Acabo de terminar el ensayo Vida líquida, del sociólogo Zigmunt Bauman, en el que recuerda que nos manipulamos unos a otros desde la necesidad de sentirnos singulares: la lucha por la singularidad se ha convertido en el principal motor de la producción como del consumo en masa. Vaya paradoja tan materialista como absurda aceptada tan mansamente por la mayoría. Todos dicen ser exclusivos, únicos, utilizando las mismas marcas y aparatos, pero que su singularidad depende de la capacidad de compra, pero en forma de consumo irracional movido por esos estímulos de satisfacer deseos que nos vuelven personas profundamente insatisfechas. Bauman nos advierte que la sociedad de consumo justifica su existencia mediante la promesa de satisfacer los deseos materiales humanos (remarcando lo de materiales) como ninguna otra sociedad lo ha hecho, aunque esta promesa solo resulta atractiva siempre y cuando los deseos no sean del todo satisfechos.
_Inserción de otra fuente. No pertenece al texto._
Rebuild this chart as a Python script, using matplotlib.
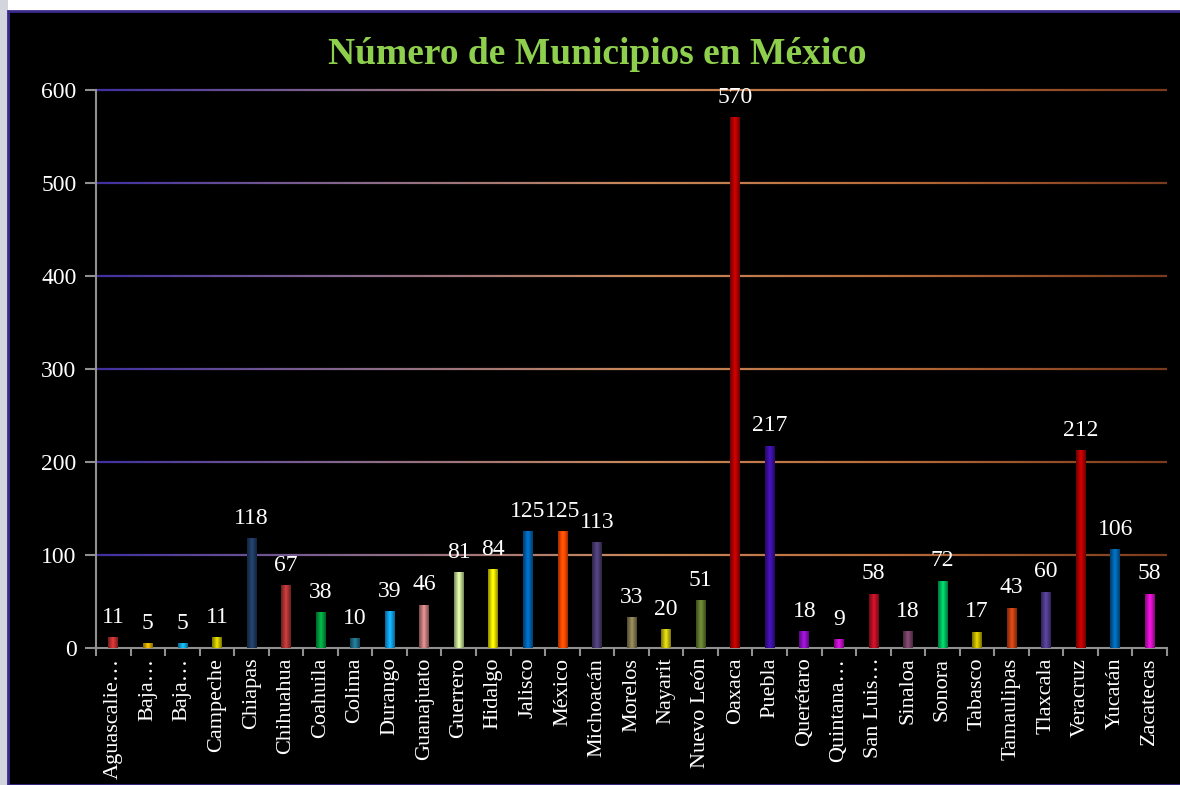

La autenticidad se encuentra bebiendo una determinada ginebra, llevando una marca de ropa interior, hablando con un determinado móvil o queriendo ir de vacaciones a los sitios de moda? Vaya singularidad la de que todos queremos gastar en lo mismo para creernos singulares.

Y nada de buscar la satisfacción y la singularidad en nuestro interior: como si nuestra plenitud se limitara al consumismo. A este individuo consumista en el que nos hemos convertido, Bauman lo define como homo eligens, un ser que elige «completamente incompleto, definidamente indefinido, auténticamente inauténtico», seamos ingenieros, soldadores, abogados, interinas, científicos o amas de casa. El homo eligens y el consumismo conviven en perfecta simbiosis gracias a que aceptamos ser el objeto de este mercado por la inmadurez que nos toleramos permitiendo al consumismo que lo invada todo mediante una sencilla técnica: devaluar los productos cada poco tiempo de haber salido, sacando otros nuevos para generar nuevos impulsos consumistas. Y hacerlo de tal modo que cada necesidad o carencia dé pie a nuevas necesidades o carencias.

Lo más increíble es que todos somos más o menos conocedores de este juego insensato en el que el consumismo, además de sentirnos insatisfechos, saca el brillo al egoísmo y la peligrosa indiferencia, una vez desactivado lo esencial en el ser humano: ser libre, capaz de optar responsablemente por lo que es bueno y no solo por lo que resulta más apetecible, con capacidad para ser solidario y amar desinteresadamente. Un ser que se realiza en la solidaridad y en cuanto madura, se convierte en sabiduría para quienes le rodean. Y si quiere, no tiene precio. Muchos hombres y mujeres han dado buen testimonio de ello.